Success Requirements
Executive sponsorship — Data platform investment requires sustained leadership commitment and organizational priority.
Cross-functional teams — Business and IT collaboration for requirements definition, testing, and adoption.
Comprehensive training — Developers need 2-4 weeks training; analysts need ongoing support. Budget $5K-$15K per developer.
Change management — New processes, new workflows, new governance. Technical deployment is easier than organizational adoption.
The Bottom Line
Talend Data Fabric delivers what it promises — comprehensive data integration, quality, and governance in a single platform. Market leadership positions and extensive customer base prove its enterprise value.
But comprehensive means complex. You’re getting a full-featured data engineering platform, not a quick-start solution. Implementation takes months. Expertise is required. Ongoing management is necessary.

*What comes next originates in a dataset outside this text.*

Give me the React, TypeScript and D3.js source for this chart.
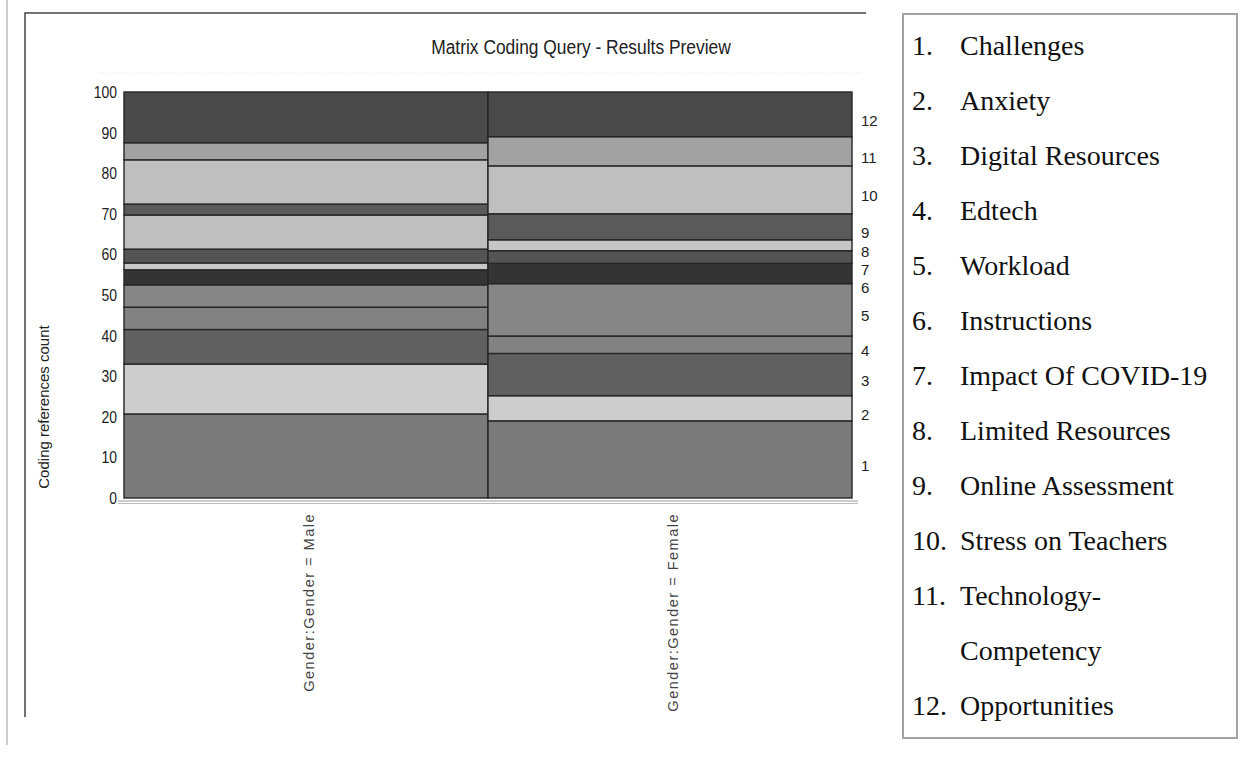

Costs scale with usage.
For organizations with sophisticated data engineering needs — building data warehouses, requiring complex transformations, managing strict compliance — Talend’s comprehensive capabilities justify the investment.
For organizations prioritizing speed and simplicity — needing immediate data access, empowering business users, preserving existing investments — alternatives like Promethium’s Open Data Fabric offer faster time-to-value with lower complexity.
The choice depends on what you’re optimizing for: comprehensive platform standardization or rapid deployment and business user accessibility. Both have value. Neither is universally “better.” Match the tool to your actual requirements, timeline, and organizational capacity.